Halle Kill, 2017-2018 Senior Editor
Congratulations to all the seniors on their graduation!! I’m so proud of each of you and love following along from afar at what you’ve all been up to these last three years. I pray that in these next few months and years of your life you will find peace and be able to rest in the plan that God has for you. He really does have them for you and for this season and you can stand confident in that by looking back at your life already and all that He has done to get you to where you are today.
If you haven’t read it already, go read the poem Ithaka by C.P. Cavafy! One of my high school teachers read it to me before I graduated and I still find myself going back and remembering it as one of my favorites. And one last note of advice for those of you headed to college in the fall – remember that rest is just as important as work. If you need 90% to get an A on a biochemistry test, don’t spend an extra 10 hours studying to get a 100%, when that time could be invested in relationships or a walk around your new campus or some much-needed sleep. Praying for you all in your new seasons!
Jacey Koo, 2018-2019 Senior Editor
To the TPS class of 2021, here’s a cheesy poem:
Your time at Potter’s School soon to cease
you’re here, it’s time—assignments decrease.
High school was rough and often costly
but despite the downs, you’ll remember it fondly.
GP6 and GP7
Good grades in the grade book like manna from heaven.
Corny jokes from Mr. C
to say they were fun isn’t a hyperbole.
The friends you’ve made the teachers you’ve met
are all the keys that God has set
to open doors and unlock your strengths
that will pull you forward to very great lengths.
“Leave and come back” was what was advised
when a tech issue ever arised.
This time it’s different, there’s no returning,
but what’s next is more wonderful––the future unfurling.
Cassie Disharoon, 2019-2020 Senior Editor
You all have come so far and accomplished so much by graduating high school. My advice would be to cherish your final weeks with TPS, because trust me, you’ll miss it once you’re in college. I wish you luck in your future endeavors, whatever your plans may be. Congratulations!!
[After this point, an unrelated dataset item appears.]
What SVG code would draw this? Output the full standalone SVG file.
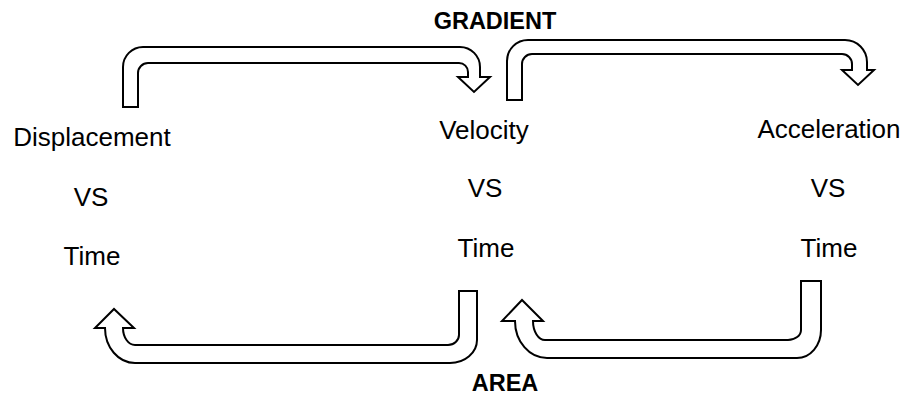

Leanne Zuiderveen, 2019-2020 Senior Editor
Dear class of 2021, congratulations on completing thousands of classes, submitting mountains of papers, and sharing hundreds of memes and emojis throughout your high school years. Finishing four years at TPS truly is an incredible achievement so never underestimate the knowledge and skills you’ve gained. Looking forward to a bright and exciting future, focus on what matters in life and choose to live the words of the missionary William Carey: “I’m not afraid of failing; I’m afraid of succeeding at things that don’t matter.”